281 Mass. 169 | Mass. | 1932

Lummus, J.

These are three actions of tort to recover for the conscious suffering and death of the plaintiff’s three *171intestates, as the result of a fire at about one o’clock in the morning of March 20, 1928, in an apartment house controlled by the defendant as executor or trustee under the will of Lucian J. Fosdick, in which the plaintiff’s intestates for some years had occupied an apartment as tenants at will. A motion for a directed verdict as to each count of the declaration, one count being for death and the other for conscious suffering, was denied in each case, subject to the defendant’s exception. The" jury returned a verdict for the plaintiff in each case, upon each count.

The plaintiff contended that the fire was caused by the negligence of the defendant in allowing electric light wires to be improperly installed in a shaft, made in part of wood, formerly used for a dumb waiter, and in allowing that shaft to be used for the deposit of rubbish after the wires were installed.

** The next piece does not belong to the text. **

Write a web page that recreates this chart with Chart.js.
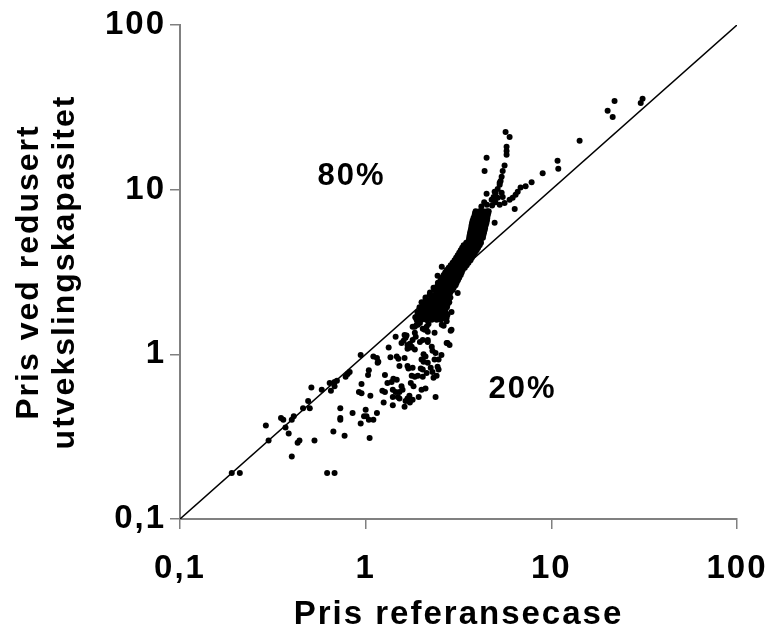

There was evidence tending to show the following facts. The shaft was in the control of the defendant. All the tenants were accustomed, to the knowledge of the agent of the defendant, to throw down the shaft rubbish, including papers, cardboard boxes, clothing, bottles, broken dishes and short pieces of wood. No other means of disposal of rubbish was provided. The defendant’s janitor was instructed and was accustomed to clean out the shaft and dispose of the rubbish. About three weeks before the fire the defendant’s agent engaged a contractor to connect certain apartments with electricity, and the. contractor without special directions ran the wires on the inside of the shaft. The wires used had a copper wire as the core, with insulation around that, and outside of the insulation was a metal casing wound spirally, without any opening. The wires were put in rather loosely, and were not laid close to the side of the shaft. The use of such wires, instead of wires enclosed in solid tubes, was not proper in a shaft where heavy objects thrown down the shaft might hit the wires. The contractor was not told that heavy objects were often thrown down the shaft. A sharp, heavy blow might cause the metal casing to penetrate the insulation and the copper wire, creating a short circuit or ground, and *172an arc of flame, whereby the metal casing might melt and the molten metal might drop into the rubbish below, setting it on fire.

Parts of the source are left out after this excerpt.